Description of the event

The progressive internal flaking of the USSR brings as an outward effect a movement that de-stabilizes the hole Eastern Europe; this has as outcome the falling, in the course of a few months, of all the European communist regimes.
As well as in the other Warsaw Pact’s countries (except Poland and Hungary), in the DDR the transition towards a democratic system is not leaded by the Institutes, but essentially carried out by the people. Initially the mobilization has the form of a mass-escape from the DDR to West Germany, carried out through Hungarian territory. By there is possible to reach Austrian borders or refugee in West Germany’s embassies in Eastern Europe’s capital cities. The mass-escape is so wide that, in summer-autumn 1989, is not any more possible to hide this phenomenon to the world’s eyes. Though the promises made by Gorbacev to Honecker (East Germany’s head of state) during his visit in the DDR (October 6th, 1989), USSR troops stranding there do not move to prevent escapes.

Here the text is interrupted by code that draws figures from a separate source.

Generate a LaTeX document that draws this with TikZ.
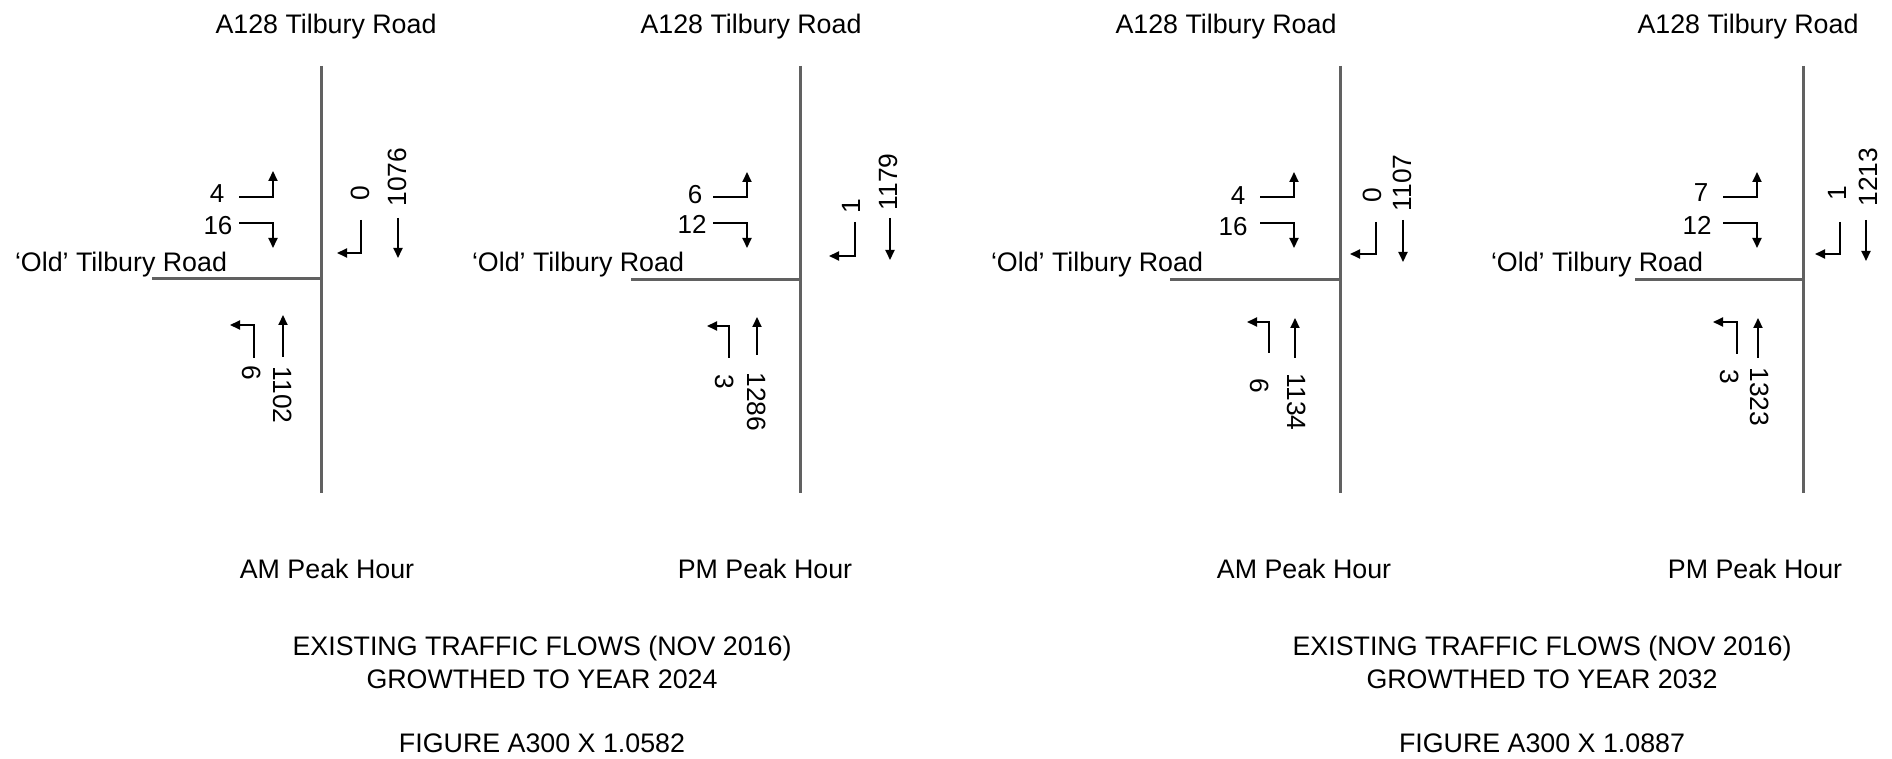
\documentclass[tikz,border=0pt]{standalone}
\usepackage{fontspec}
\setmainfont{Liberation Sans}
\usetikzlibrary{arrows.meta}
\definecolor{roadgray}{gray}{0.38}
\begin{document}
\begin{tikzpicture}[x=0.5pt, y=-0.5pt,
  road/.style={line width=1.5pt, draw=roadgray},
  flow/.style={line width=1pt, -{Triangle[length=5pt,width=4.5pt]}},
  lbl/.style={font=\fontsize{13.4}{15}\selectfont, inner sep=0pt, anchor=base},
  num/.style={font=\fontsize{13}{15}\selectfont, inner sep=0pt},
  rnum/.style={font=\fontsize{13.2}{15}\selectfont, inner sep=0pt}]
\fill[white] (0,0) rectangle (1892,759);
\useasboundingbox (0,0) rectangle (1892,759);

% ---------------- Junction 1 (AM 2024)
\coordinate (c1) at (321,279);
\draw[road] (321,66) -- (321,493);
\draw[road] (152,279) -- (c1);
\node[lbl] (t1) at (326,34) {A128 Tilbury Road};
\node[lbl] (o1) at (121,272) {‘Old’ Tilbury Road};
\node[lbl] (p1) at (327,578) {AM Peak Hour};
\node[num] (n1a) at (217,194) {4};
\draw[flow] (239,197) -- (273,197) -- (273,171);
\node[num] (n1b) at (218,226) {16};
\draw[flow] (239,223) -- (273,223) -- (273,248);
\node[rnum, rotate=90] (n1c) at (360,193) {0};
\draw[flow] (361,220) -- (361,253) -- (337,253);
\node[rnum, rotate=90] (n1d) at (397,177) {1076};
\draw[flow] (398,218) -- (398,258);
\node[rnum, rotate=-90] (n1e) at (252,373) {6};
\draw[flow] (254,358) -- (254,325) -- (230,325);
\node[rnum, rotate=-90] (n1f) at (283,395) {1102};
\draw[flow] (283,357) -- (283,315);

% ---------------- Junction 2 (PM 2024)
\coordinate (c2) at (800,280);
\draw[road] (800,66) -- (800,493);
\draw[road] (631,280) -- (c2);
\node[lbl] (t2) at (751,34) {A128 Tilbury Road};
\node[lbl] (o2) at (578,272) {‘Old’ Tilbury Road};
\node[lbl] (p2) at (765,578) {PM Peak Hour};
\node[num] (n2a) at (695,195) {6};
\draw[flow] (713,197) -- (747,197) -- (747,172);
\node[num] (n2b) at (692,224) {12};
\draw[flow] (713,223) -- (747,223) -- (747,248);
\node[rnum, rotate=90] (n2c) at (851,206) {1};
\draw[flow] (855,222) -- (855,256) -- (829,256);
\node[rnum, rotate=90] (n2d) at (888,182) {1179};
\draw[flow] (890,218) -- (890,260);
\node[rnum, rotate=-90] (n2e) at (725,382) {3};
\draw[flow] (729,358) -- (729,326) -- (707,326);
\node[rnum, rotate=-90] (n2f) at (757,402) {1286};
\draw[flow] (757,355) -- (757,317);

% ---------------- Junction 3 (AM 2032)
\coordinate (c3) at (1340,280);
\draw[road] (1340,66) -- (1340,493);
\draw[road] (1170,280) -- (c3);
\node[lbl] (t3) at (1226,34) {A128 Tilbury Road};
\node[lbl] (o3) at (1097,272) {‘Old’ Tilbury Road};
\node[lbl] (p3) at (1304,578) {AM Peak Hour};
\node[num] (n3a) at (1238,196) {4};
\draw[flow] (1260,197) -- (1294,197) -- (1294,172);
\node[num] (n3b) at (1233,227) {16};
\draw[flow] (1260,223) -- (1294,223) -- (1294,248);
\node[rnum, rotate=90] (n3c) at (1372,195) {0};
\draw[flow] (1376,222) -- (1376,254) -- (1350,254);
\node[rnum, rotate=90] (n3d) at (1402,183) {1107};
\draw[flow] (1403,220) -- (1403,262);
\node[rnum, rotate=-90] (n3e) at (1260,386) {6};
\draw[flow] (1269,353) -- (1269,322) -- (1247,322);
\node[rnum, rotate=-90] (n3f) at (1297,402) {1134};
\draw[flow] (1295,358) -- (1295,318);

% ---------------- Junction 4 (PM 2032)
\coordinate (c4) at (1803,280);
\draw[road] (1803,66) -- (1803,493);
\draw[road] (1635,280) -- (c4);
\node[lbl] (t4) at (1748,34) {A128 Tilbury Road};
\node[lbl] (o4) at (1597,272) {‘Old’ Tilbury Road};
\node[lbl] (p4) at (1755,578) {PM Peak Hour};
\node[num] (n4a) at (1701,193) {7};
\draw[flow] (1723,197) -- (1757,197) -- (1757,172);
\node[num] (n4b) at (1697,225) {12};
\draw[flow] (1723,223) -- (1757,223) -- (1757,248);
\node[rnum, rotate=90] (n4c) at (1837,193) {1};
\draw[flow] (1840,222) -- (1840,254) -- (1815,254);
\node[rnum, rotate=90] (n4d) at (1868,177) {1213};
\draw[flow] (1866,220) -- (1866,261);
\node[rnum, rotate=-90] (n4e) at (1730,377) {3};
\draw[flow] (1737,354) -- (1737,322) -- (1713,322);
\node[rnum, rotate=-90] (n4f) at (1760,397) {1323};
\draw[flow] (1758,358) -- (1758,318);

% ---------------- Titles
\node[lbl] (e1) at (542,655) {EXISTING TRAFFIC FLOWS (NOV 2016)};
\node[lbl] (g1) at (542,688) {GROWTHED TO YEAR 2024};
\node[lbl] (f1) at (542,752) {FIGURE A300 X 1.0582};
\node[lbl] (e2) at (1542,655) {EXISTING TRAFFIC FLOWS (NOV 2016)};
\node[lbl] (g2) at (1542,688) {GROWTHED TO YEAR 2032};
\node[lbl] (f2) at (1542,752) {FIGURE A300 X 1.0887};
\end{tikzpicture}
\end{document}
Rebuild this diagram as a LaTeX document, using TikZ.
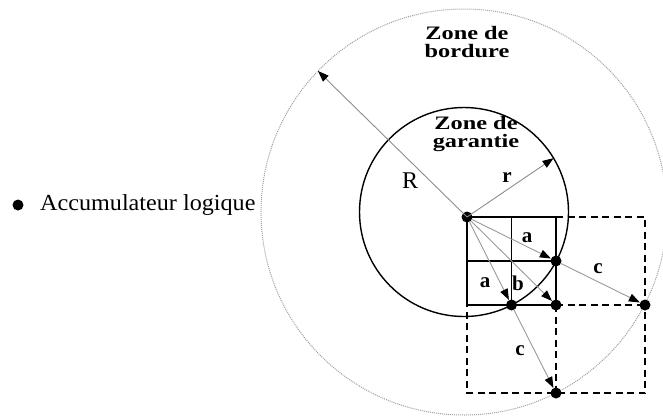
\documentclass[tikz,border=0pt]{standalone}
\usepackage{fontspec}
\usepackage{graphicx}
\setmainfont{Liberation Serif}
\usetikzlibrary{arrows.meta,calc}
\begin{document}
\begin{tikzpicture}[x=1pt,y=-1pt,
  dotnode/.style={circle,fill=black,inner sep=0pt,minimum size=11pt},
  gridline/.style={line width=1.8pt},
  dashline/.style={line width=1.8pt,dash pattern=on 7pt off 4.5pt},
  vec/.style={draw=gray!80,line width=0.9pt,-{Triangle[length=11pt,width=8pt,color=black]}},
  lbl/.style={font=\fontsize{21}{21}\selectfont\bfseries,inner sep=0pt,anchor=base},
  zone/.style={font=\fontsize{19}{18}\selectfont\bfseries,align=center,inner sep=0pt}]
\useasboundingbox (0,0) rectangle (663,416);
% circle centre and circles
\coordinate (cc) at (464,212);
\draw[gray!75,line width=1pt,densely dotted] (cc) circle (203);
\draw[black,line width=1.4pt] (cc) circle (104.5);
% solid grid
\draw[gridline] (467,217) rectangle (556,305);
\draw[gridline] (511.5,217) -- (511.5,305);
\draw[gridline] (467,261) -- (556,261);
% dashed extension
\draw[dashline] (556,217) -- (645,217) -- (645,393) -- (467,393) -- (467,305);
\draw[dashline] (556,305) -- (645,305);
\draw[dashline] (556,305) -- (556,393);
% points
\node[dotnode] (O) at (467,217) {};
\node[dotnode] (A1) at (556,261) {};
\node[dotnode] (A2) at (511.5,305) {};
\node[dotnode] (B) at (556,305) {};
\node[dotnode] (C1) at (645,305) {};
\node[dotnode] (C2) at (556,393) {};
\coordinate (Rend) at ($(cc)+(-136:203)$);
\coordinate (rend) at ($(cc)+(-31:104.5)$);
% vectors
\draw[vec,draw=gray!90] (O.center) -- (Rend);
\draw[vec,draw=gray!90] (O.center) -- (rend);
\draw[vec] (O) -- (A1);
\draw[vec] (O) -- (A2);
\draw[vec] (O) -- (B);
\draw[vec] (A1) -- (C1);
\draw[vec] (A2) -- (C2);
% labels
\node[zone] (zb) at (467,42) {\scalebox{1.28}[1]{Zone de}\\\scalebox{1.28}[1]{bordure}};
\node[zone] (zg) at (476,134) {\scalebox{1.28}[1]{Zone de}\\\scalebox{1.28}[1]{garantie}};
\node[font=\fontsize{24}{24}\selectfont,inner sep=0pt,anchor=base] (lR) at (410,188) {R};
\node[lbl] (lr) at (507,182) {r};
\node[lbl] (la1) at (527,242) {a};
\node[lbl] (la2) at (485,287) {a};
\node[lbl] (lb) at (518,290) {b};
\node[lbl] (lc1) at (598,273) {c};
\node[lbl] (lc2) at (520,355) {c};
% legend
\node[dotnode] (bul) at (18,205) {};
\node[font=\fontsize{23}{23}\selectfont,inner sep=0pt,anchor=base west] (leg) at (40,210) {\scalebox{1.05}[1]{Accumulateur logique}};
\end{tikzpicture}
\end{document}
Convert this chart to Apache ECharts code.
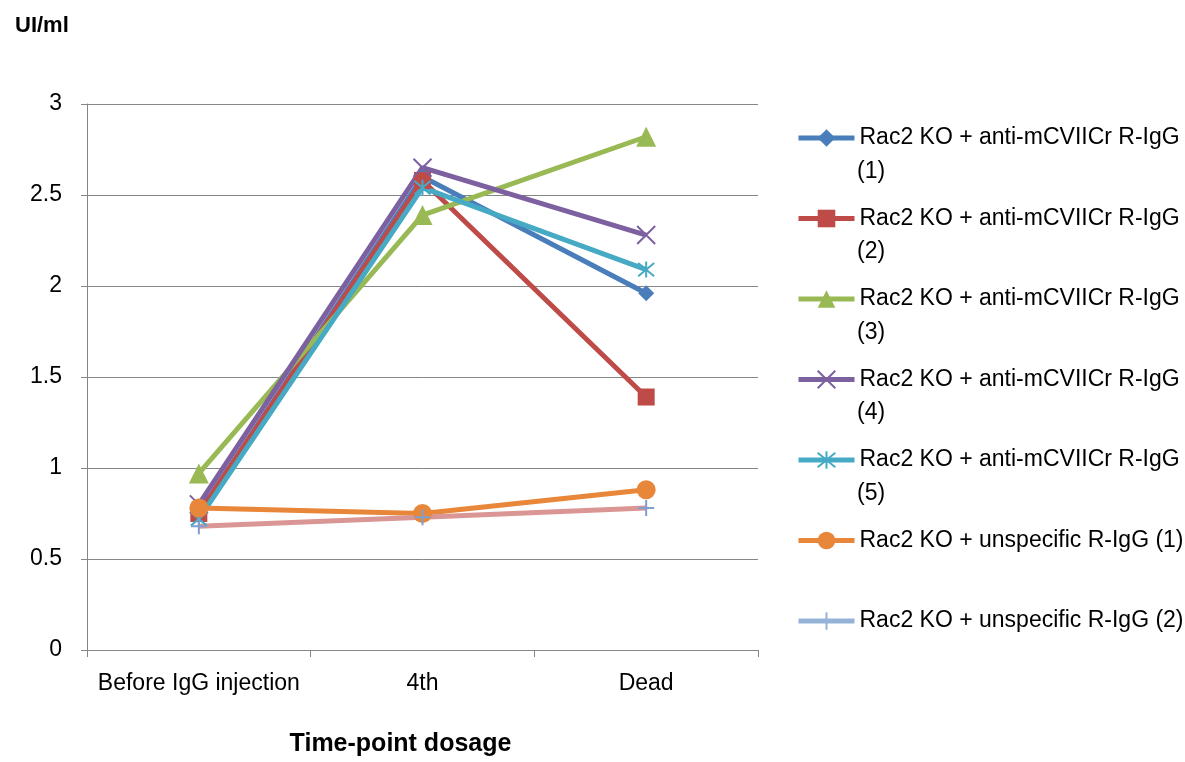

At the end of the visit of Gorbacev, East Berlin is thrown into confusion by extraordinary manifestations, never seen before. People claims democracy and reforms.
The few reforms made by Honecker do not satisfy DDR people and manifestations go on until the evening of November 9th, when an unknown manages to open a breach in the Berlin Wall. After verifying that the Police would not intervene, hundreds begin to break the Wall and happen the first fraternization scenes among Germans of the East and of the West. Here begins to fall, 28 years after its building, the Berlin Wall, the most significant symbol of the “cold war”. This is the first step towards the re-unification of Germany, into force since October 3rd, 1990.